GIVEN TASK
Gather, from the listing beneath this task, every line holding the string "Write".

INPUT DATA

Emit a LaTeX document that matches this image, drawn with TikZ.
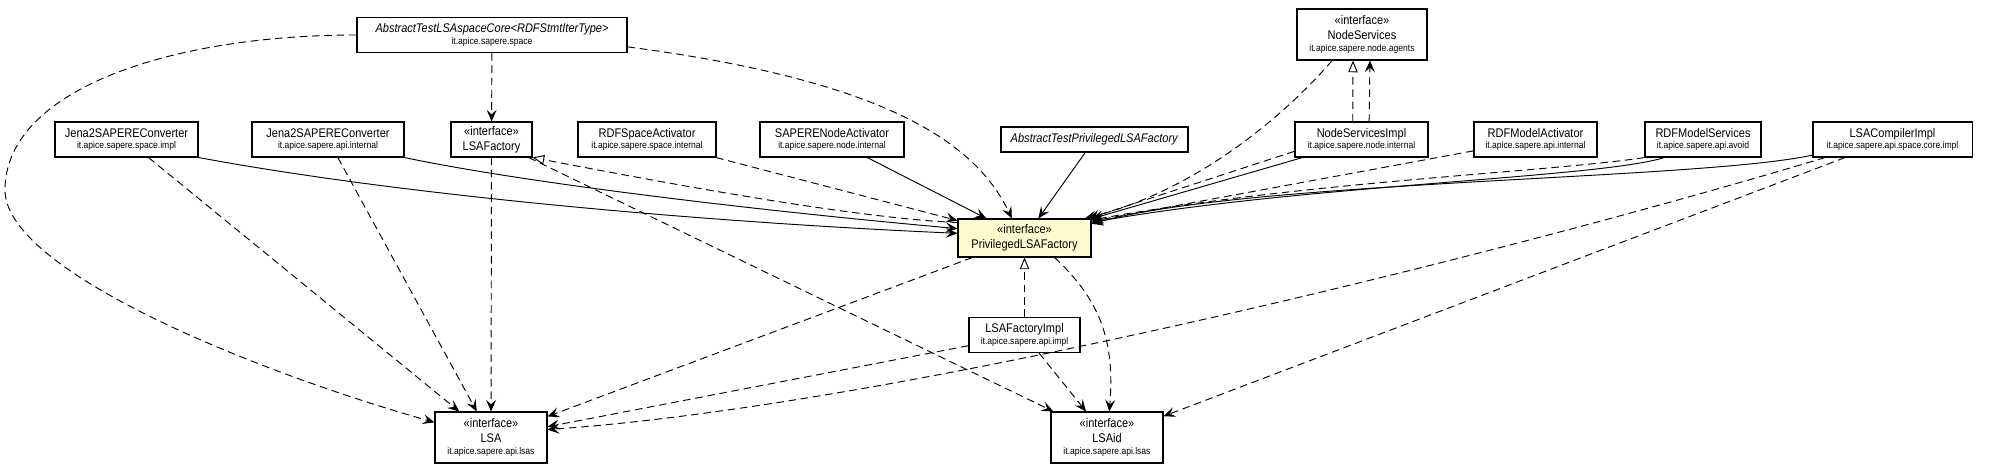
\documentclass[tikz,border=0pt]{standalone}
\usepackage{fontspec}
\usetikzlibrary{arrows.meta}
\newfontfamily\umlfamily{Liberation Sans}[FakeStretch=0.88]
\newcommand{\umlfont}{\umlfamily\fontsize{10.7}{13}\selectfont}
\newcommand{\pkgfont}{\fontsize{8.3}{10}\selectfont}
\newcommand{\stereo}{«interface»}
\definecolor{lemon}{RGB}{255,250,205}
\tikzset{
  classbox/.style={draw, line width=0.9pt, fill=white, inner sep=0pt, align=center, font=\umlfont},
  row1/.style={classbox, minimum height=0.75cm},
  row2/.style={classbox, minimum height=1.05cm},
  row3/.style={classbox, minimum height=1.53cm},
  dep/.style={line width=0.8pt, dash pattern=on 6.5pt off 4pt, -{Stealth[length=10pt,width=8.5pt,inset=4pt]}},
  assoc/.style={line width=0.8pt, -{Stealth[length=10pt,width=8.5pt,inset=4pt]}},
  realize/.style={line width=0.8pt, dash pattern=on 6.5pt off 4pt, -{Triangle[open,length=10pt,width=8pt]}},
}
\begin{document}
\begin{tikzpicture}[x=0.03cm, y=-0.03cm]
\useasboundingbox (0,0) rectangle (1989,475);
% top row
\node[row2, minimum width=8.1cm] (at) at (492,35) {\textit{AbstractTestLSAspaceCore<RDFStmtIterType>}\\[-3pt]{\pkgfont it.apice.sapere.space}};
\node[row3, minimum width=3.9cm] (ns) at (1362,34.5) {\stereo\\NodeServices\\[-3pt]{\pkgfont it.apice.sapere.node.agents}};
% second row
\node[row2, minimum width=4.29cm] (jena1) at (126.5,139.5) {Jena2SAPEREConverter\\[-3pt]{\pkgfont it.apice.sapere.space.impl}};
\node[row2, minimum width=4.56cm] (jena2) at (328,139.5) {Jena2SAPEREConverter\\[-3pt]{\pkgfont it.apice.sapere.api.internal}};
\node[row2, minimum width=2.43cm] (lf) at (491.5,139.5) {\stereo\\LSAFactory};
\node[row2, minimum width=4.14cm] (rsa) at (647,139.5) {RDFSpaceActivator\\[-3pt]{\pkgfont it.apice.sapere.space.internal}};
\node[row2, minimum width=4.32cm] (sna) at (832,139.5) {SAPERENodeActivator\\[-3pt]{\pkgfont it.apice.sapere.node.internal}};
\node[row1, minimum width=5.61cm] (atp) at (1094.5,139.5) {\textit{AbstractTestPrivilegedLSAFactory}};
\node[row2, minimum width=3.99cm] (nsi) at (1361.5,139.5) {NodeServicesImpl\\[-3pt]{\pkgfont it.apice.sapere.node.internal}};
\node[row2, minimum width=3.69cm] (rma) at (1535.5,139.5) {RDFModelActivator\\[-3pt]{\pkgfont it.apice.sapere.api.internal}};
\node[row2, minimum width=3.48cm] (rms) at (1703,139.5) {RDFModelServices\\[-3pt]{\pkgfont it.apice.sapere.api.avoid}};
\node[row2, minimum width=4.77cm] (lci) at (1892.5,139.5) {LSACompilerImpl\\[-3pt]{\pkgfont it.apice.sapere.api.space.core.impl}};
% middle
\node[row2, fill=lemon, minimum width=3.99cm, minimum height=1.14cm] (p) at (1024.5,238) {\stereo\\PrivilegedLSAFactory};
\node[row2, minimum width=3.33cm] (lfi) at (1024.5,335) {LSAFactoryImpl\\[-3pt]{\pkgfont it.apice.sapere.api.impl}};
% bottom row
\node[row3, minimum width=3.36cm] (lsa) at (491,437.5) {\stereo\\LSA\\[-3pt]{\pkgfont it.apice.sapere.api.lsas}};
\node[row3, minimum width=3.36cm] (lid) at (1107,437.5) {\stereo\\LSAid\\[-3pt]{\pkgfont it.apice.sapere.api.lsas}};
% into LSA
\draw[dep] (at.west) .. controls (170,35) and (5,90) .. (5,190) .. controls (5,270) and (250,370) .. (lsa.165);
\draw[dep] (jena1) -- (lsa);
\draw[dep] (jena2) -- (lsa);
\draw[dep] (lf) -- (lsa);
\draw[dep] (p) -- (lsa);
\draw[dep] (lfi) -- (lsa);
\draw[dep] (lci.195) .. controls (1500,255) and (900,405) .. (lsa.8);
% into LSAid
\draw[dep] (lf) -- (lid);
\draw[dep] (lfi) -- (lid);
\draw[dep] (p.-33) .. controls (1100,300) and (1115,340) .. (lid.85);
\draw[dep] (lci) -- (lid);
% from the abstract test
\draw[dep] (at) -- (lf);
\draw[dep] (at.-5) .. controls (880,80) and (975,140) .. (p.123);
% into P, left and top
\draw[assoc] (jena1.south east) .. controls (400,195) and (700,222) .. (p.176);
\draw[assoc] (jena2.south east) .. controls (520,182) and (750,210) .. (p.172);
\draw[dep] (rsa) -- (p);
\draw[assoc] (sna) -- (p);
\draw[assoc] (atp) -- (p);
% into P, right
\draw[dep] (ns.221) .. controls (1290,110) and (1200,190) .. (p.18);
\draw[dep] (nsi.190) -- (p.17);
\draw[assoc] (nsi.197) -- (p.16);
\draw[dep] (rma) -- (p.14);
\draw[dep] (rms.south west) .. controls (1550,172) and (1300,182) .. (p.15);
\draw[assoc] (rms.205) .. controls (1600,178) and (1300,185) .. (p.13);
\draw[assoc] (lci.191) .. controls (1700,180) and (1250,180) .. (p.12);
% realizations
\draw[realize] (p.167) .. controls (850,218) and (650,180) .. (lf.south east);
\draw[realize] (lfi) -- (p);
\draw[realize] (nsi.116) -- (ns.251);
\draw[dep] (nsi.67) -- (ns.287);
\end{tikzpicture}
\end{document}
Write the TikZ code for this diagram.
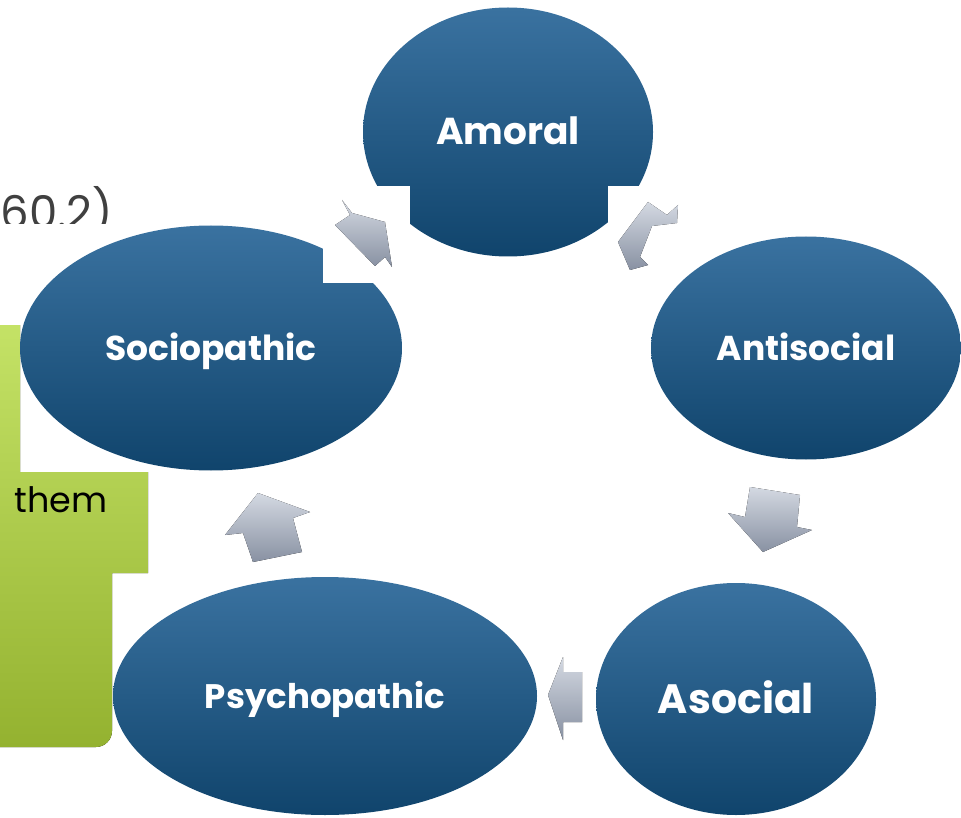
\documentclass[tikz,border=0pt]{standalone}
\usepackage{fontspec}
\setmainfont{Poppins}
\usetikzlibrary{shapes.geometric}
\definecolor{blueTop}{RGB}{58,114,160}
\definecolor{blueBottom}{RGB}{16,68,108}
\definecolor{greyTop}{RGB}{212,217,226}
\definecolor{greyBottom}{RGB}{136,145,162}
\definecolor{greenTop}{RGB}{196,226,102}
\definecolor{greenBottom}{RGB}{148,178,48}
\definecolor{noteGrey}{RGB}{64,64,64}

\begin{document}
\begin{tikzpicture}[x=1pt, y=-1pt,
		bubble/.style={ellipse, inner sep=0pt, top color=blueTop, bottom color=blueBottom,
			text=white, font=\fontsize{34.5}{40}\selectfont\bfseries, text height=25pt, text depth=0pt},
		cycleArrow/.style={top color=greyTop, bottom color=greyBottom},
		mask/.style={fill=white}]

	\def\W{961};
	\def\H{818};

	\newcommand{\blockArrow}[1]
	{
		\fill [cycleArrow] #1 -- cycle
	}

	\useasboundingbox (0,0) rectangle (\W,\H);

	\begin{scope}
		\fill [top color=greenTop, bottom color=greenBottom] (0,325) -- (20,325) -- (20,472) -- (148,472) -- (148,573) -- (112,573) [rounded corners=16pt] -- (112,747) [sharp corners] -- (0,747) -- cycle;
		\node [anchor=base west, font=\fontsize{35}{40}\selectfont] (them) at (11,512) {them};
	\end{scope}

	\begin{scope}
		\clip (0,0) rectangle (130,224);
		\node [anchor=base west, text=noteGrey, font=\fontsize{45}{48}\selectfont] (note) at (-3,229) {60.2)};
	\end{scope}

	\node [bubble, minimum width=290pt, minimum height=249pt, font=\fontsize{37.5}{40}\selectfont\bfseries] (amoral) at (508,132) {Amoral};
	\node [bubble, minimum width=382pt, minimum height=245pt] (socio) at (211,348) {Sociopathic};
	\node [bubble, minimum width=310pt, minimum height=223pt] (anti) at (806,348) {Antisocial};
	\node [bubble, minimum width=280pt, minimum height=232pt, font=\fontsize{41}{44}\selectfont\bfseries, text height=29pt] (asocial) at (736,699) {Asocial};
	\node [bubble, minimum width=424pt, minimum height=238pt, font=\fontsize{34}{40}\selectfont\bfseries] (psycho) at (325,696) {Psychopathic};

	\begin{scope}
		\fill [mask] (323,186) rectangle (410,283);
		\fill [mask] (608,186) rectangle (662,235);
	\end{scope}

	\blockArrow{(342,200) -- (352,213) -- (385,222) -- (392,267) -- (385,257) -- (375,266) -- (335,225) -- (350,215)};
	\blockArrow{(648,202) -- (667,215) -- (678,205) -- (677,223) -- (652,226) -- (640,257) -- (648,265) -- (630,270) -- (618,242)};
	\blockArrow{(750,487) -- (800,495) -- (797,527) -- (812,530) -- (763,552) -- (728,513) -- (745,517)};
	\blockArrow{(548,695) -- (563,657) -- (563,672) -- (582,672) -- (582,722) -- (563,722) -- (563,740)};
	\blockArrow{(258,493) -- (310,512) -- (293,518) -- (302,552) -- (253,562) -- (243,533) -- (225,535)};

\end{tikzpicture}
\end{document}
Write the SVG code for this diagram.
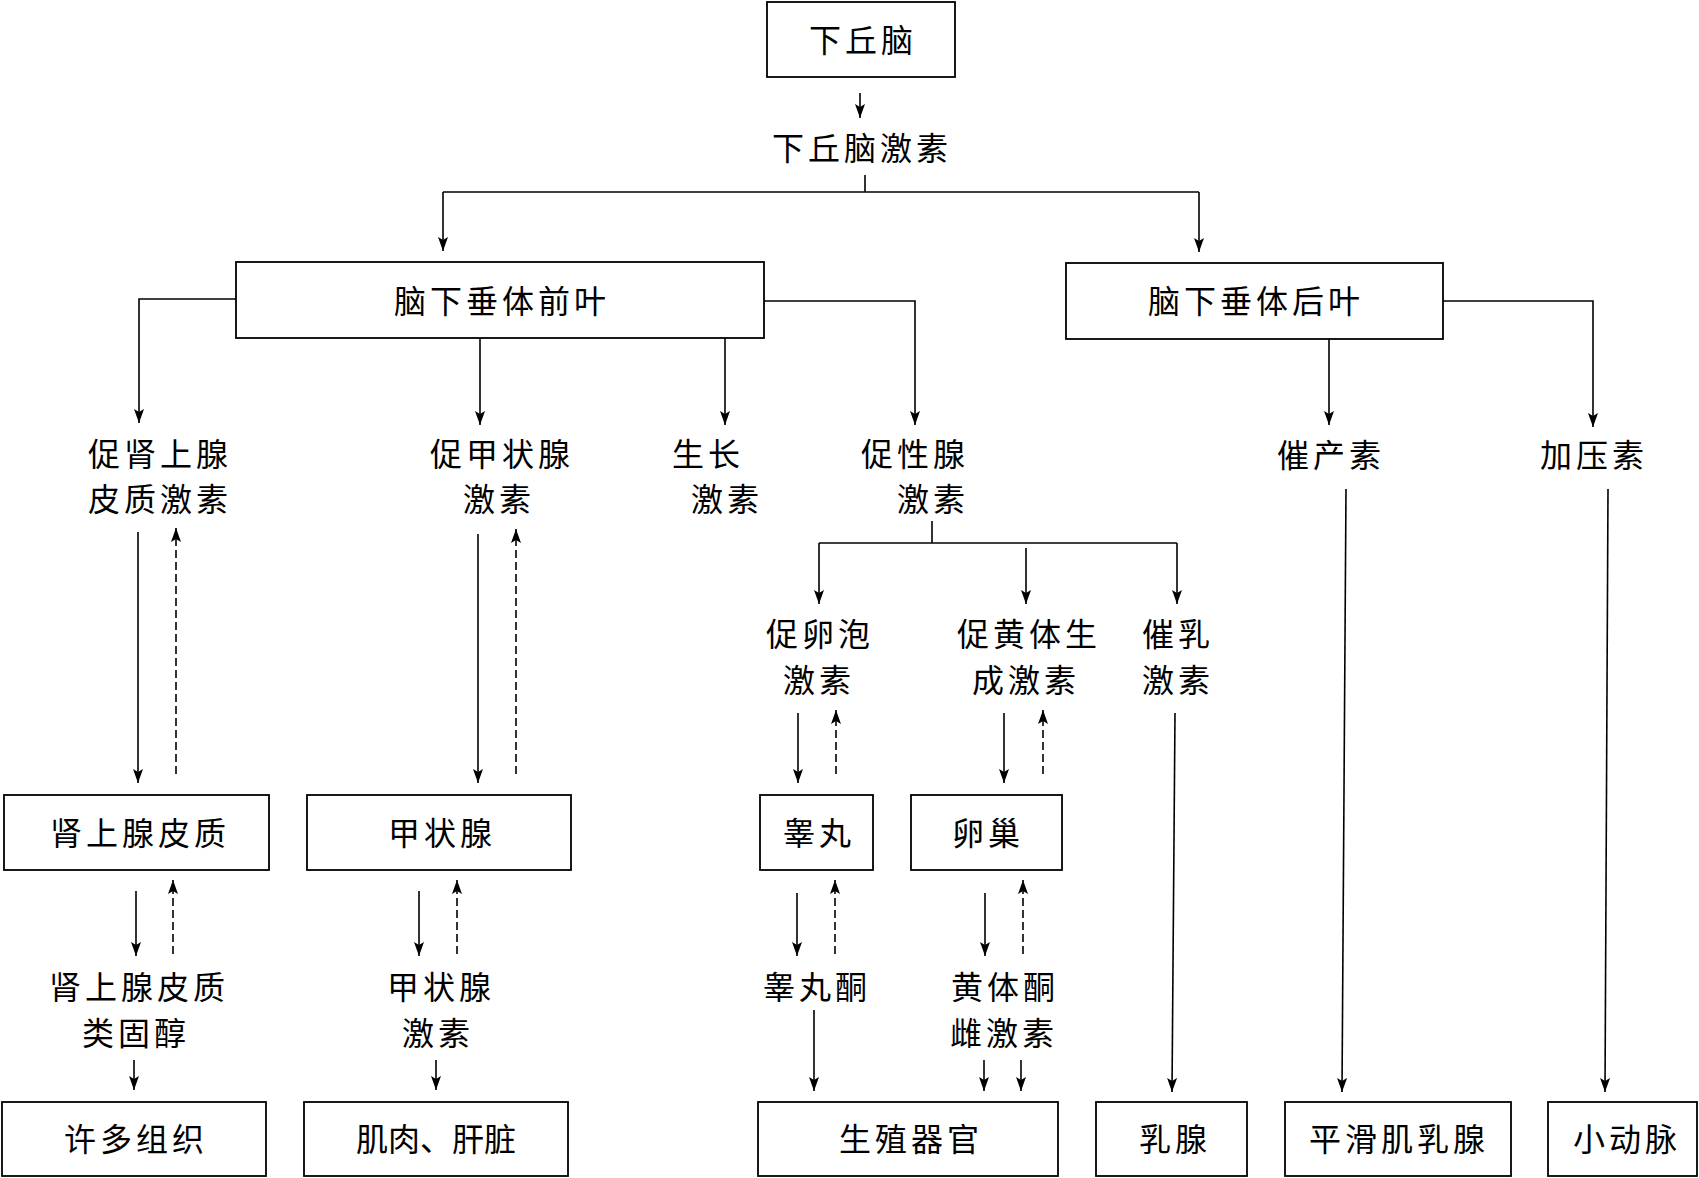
<svg xmlns="http://www.w3.org/2000/svg" width="1699" height="1178" viewBox="0 0 1699 1178">
<style>
.box{fill:#fff;stroke:#000;stroke-width:1.8}
.t{font-family:"Noto Sans CJK SC","Noto Sans CJK JP",sans-serif;font-size:32px;letter-spacing:4px;text-anchor:middle;fill:#000}
.c{fill:none;stroke:#000;stroke-width:1.6}
.d{fill:none;stroke:#000;stroke-width:1.6;stroke-dasharray:8 4}
</style>
<defs>
<marker id="ah" viewBox="0 0 14 10" refX="14" refY="5" markerWidth="14" markerHeight="10" markerUnits="userSpaceOnUse" orient="auto">
<path d="M0,0 L14,5 L0,10 L3,5 z" fill="#000"/>
</marker>
</defs>
<rect width="1699" height="1178" fill="#fff"/>

<g id="n-hypothalamus"><rect class="box" x="767" y="2" width="188" height="75"/><text class="t" x="863" y="52">下丘脑</text></g>
<g id="n-hypo-hormone"><text class="t" x="862" y="160">下丘脑激素</text></g>
<g id="n-anterior"><rect class="box" x="236" y="262" width="528" height="76"/><text class="t" x="502" y="313">脑下垂体前叶</text></g>
<g id="n-posterior"><rect class="box" x="1066" y="263" width="377" height="76"/><text class="t" x="1256" y="313">脑下垂体后叶</text></g>
<g id="n-acth"><text class="t" x="160" y="466">促肾上腺</text><text class="t" x="160" y="511">皮质激素</text></g>
<g id="n-tsh"><text class="t" x="502" y="466">促甲状腺</text><text class="t" x="499" y="511">激素</text></g>
<g id="n-gh"><text class="t" x="708" y="466">生长</text><text class="t" x="727" y="511">激素</text></g>
<g id="n-gth"><text class="t" x="915" y="466">促性腺</text><text class="t" x="933" y="511">激素</text></g>
<g id="n-oxytocin"><text class="t" x="1331" y="467">催产素</text></g>
<g id="n-vasopressin"><text class="t" x="1594" y="467">加压素</text></g>
<g id="n-fsh"><text class="t" x="820" y="646">促卵泡</text><text class="t" x="819" y="692">激素</text></g>
<g id="n-lh"><text class="t" x="1029" y="646">促黄体生</text><text class="t" x="1026" y="692">成激素</text></g>
<g id="n-prl"><text class="t" x="1178" y="646">催乳</text><text class="t" x="1178" y="692">激素</text></g>
<g id="n-adrenal"><rect class="box" x="4" y="795" width="265" height="75"/><text class="t" x="140" y="845">肾上腺皮质</text></g>
<g id="n-thyroid"><rect class="box" x="307" y="795" width="264" height="75"/><text class="t" x="442" y="845">甲状腺</text></g>
<g id="n-testis"><rect class="box" x="760" y="795" width="113" height="75"/><text class="t" x="819" y="845">睾丸</text></g>
<g id="n-ovary"><rect class="box" x="911" y="795" width="151" height="75"/><text class="t" x="988" y="845">卵巢</text></g>
<g id="n-corticoid"><text class="t" x="139" y="999">肾上腺皮质</text><text class="t" x="136" y="1045">类固醇</text></g>
<g id="n-thyroxine"><text class="t" x="441" y="999">甲状腺</text><text class="t" x="438" y="1045">激素</text></g>
<g id="n-testosterone"><text class="t" x="817" y="999">睾丸酮</text></g>
<g id="n-progesterone"><text class="t" x="1005" y="999">黄体酮</text><text class="t" x="1004" y="1045">雌激素</text></g>
<g id="n-tissues"><rect class="box" x="2" y="1102" width="264" height="74"/><text class="t" x="136" y="1151">许多组织</text></g>
<g id="n-muscle"><rect class="box" x="304" y="1102" width="264" height="74"/><text class="t" x="436" y="1151" style="letter-spacing:0">肌肉、肝脏</text></g>
<g id="n-genital"><rect class="box" x="758" y="1102" width="300" height="74"/><text class="t" x="911" y="1151">生殖器官</text></g>
<g id="n-mammary"><rect class="box" x="1096" y="1102" width="151" height="74"/><text class="t" x="1175" y="1151">乳腺</text></g>
<g id="n-smooth"><rect class="box" x="1285" y="1102" width="226" height="74"/><text class="t" x="1399" y="1151">平滑肌乳腺</text></g>
<g id="n-arteriole"><rect class="box" x="1548" y="1102" width="149" height="74"/><text class="t" x="1627" y="1151">小动脉</text></g>

<g id="connectors">
<line class="c" x1="860" y1="93" x2="860" y2="118" marker-end="url(#ah)"/>
<polyline class="c" points="865,175 865,192"/>
<polyline class="c" points="443,192 1199,192"/>
<line class="c" x1="443" y1="192" x2="443" y2="251" marker-end="url(#ah)"/>
<line class="c" x1="1199" y1="192" x2="1199" y2="252" marker-end="url(#ah)"/>
<polyline class="c" points="236,299 139,299 139,423" marker-end="url(#ah)"/>
<line class="c" x1="480" y1="338" x2="480" y2="425" marker-end="url(#ah)"/>
<line class="c" x1="725" y1="338" x2="725" y2="425" marker-end="url(#ah)"/>
<polyline class="c" points="764,301 915,301 915,425" marker-end="url(#ah)"/>
<line class="c" x1="1329" y1="339" x2="1329" y2="425" marker-end="url(#ah)"/>
<polyline class="c" points="1443,301 1593,301 1593,427" marker-end="url(#ah)"/>
<polyline class="c" points="932,521 932,543"/>
<polyline class="c" points="819,543 1177,543"/>
<line class="c" x1="819" y1="543" x2="819" y2="604" marker-end="url(#ah)"/>
<line class="c" x1="1026" y1="548" x2="1026" y2="604" marker-end="url(#ah)"/>
<line class="c" x1="1177" y1="543" x2="1177" y2="604" marker-end="url(#ah)"/>
<line class="c" x1="138" y1="532" x2="138" y2="783" marker-end="url(#ah)"/>
<line class="d" x1="176" y1="774" x2="176" y2="528" marker-end="url(#ah)"/>
<line class="c" x1="478" y1="534" x2="478" y2="783" marker-end="url(#ah)"/>
<line class="d" x1="516" y1="774" x2="516" y2="529" marker-end="url(#ah)"/>
<line class="c" x1="798" y1="713" x2="798" y2="783" marker-end="url(#ah)"/>
<line class="d" x1="836" y1="774" x2="836" y2="710" marker-end="url(#ah)"/>
<line class="c" x1="1004" y1="713" x2="1004" y2="783" marker-end="url(#ah)"/>
<line class="d" x1="1043" y1="774" x2="1043" y2="710" marker-end="url(#ah)"/>
<line class="c" x1="1175" y1="713" x2="1172" y2="1092" marker-end="url(#ah)"/>
<line class="c" x1="1346" y1="489" x2="1342" y2="1092" marker-end="url(#ah)"/>
<line class="c" x1="1608" y1="489" x2="1605" y2="1092" marker-end="url(#ah)"/>
<line class="c" x1="136" y1="891" x2="136" y2="956" marker-end="url(#ah)"/>
<line class="d" x1="173" y1="954" x2="173" y2="880" marker-end="url(#ah)"/>
<line class="c" x1="419" y1="891" x2="419" y2="956" marker-end="url(#ah)"/>
<line class="d" x1="457" y1="954" x2="457" y2="880" marker-end="url(#ah)"/>
<line class="c" x1="797" y1="893" x2="797" y2="956" marker-end="url(#ah)"/>
<line class="d" x1="835" y1="954" x2="835" y2="880" marker-end="url(#ah)"/>
<line class="c" x1="985" y1="893" x2="985" y2="956" marker-end="url(#ah)"/>
<line class="d" x1="1023" y1="954" x2="1023" y2="880" marker-end="url(#ah)"/>
<line class="c" x1="134" y1="1060" x2="134" y2="1090" marker-end="url(#ah)"/>
<line class="c" x1="436" y1="1060" x2="436" y2="1090" marker-end="url(#ah)"/>
<line class="c" x1="814" y1="1010" x2="814" y2="1091" marker-end="url(#ah)"/>
<line class="c" x1="984" y1="1060" x2="984" y2="1091" marker-end="url(#ah)"/>
<line class="c" x1="1021" y1="1060" x2="1021" y2="1091" marker-end="url(#ah)"/>
</g>
</svg>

RESPONSE FOR THIS EXERCISE
Write the TikZ code for this diagram.
Write the SVG code for this diagram.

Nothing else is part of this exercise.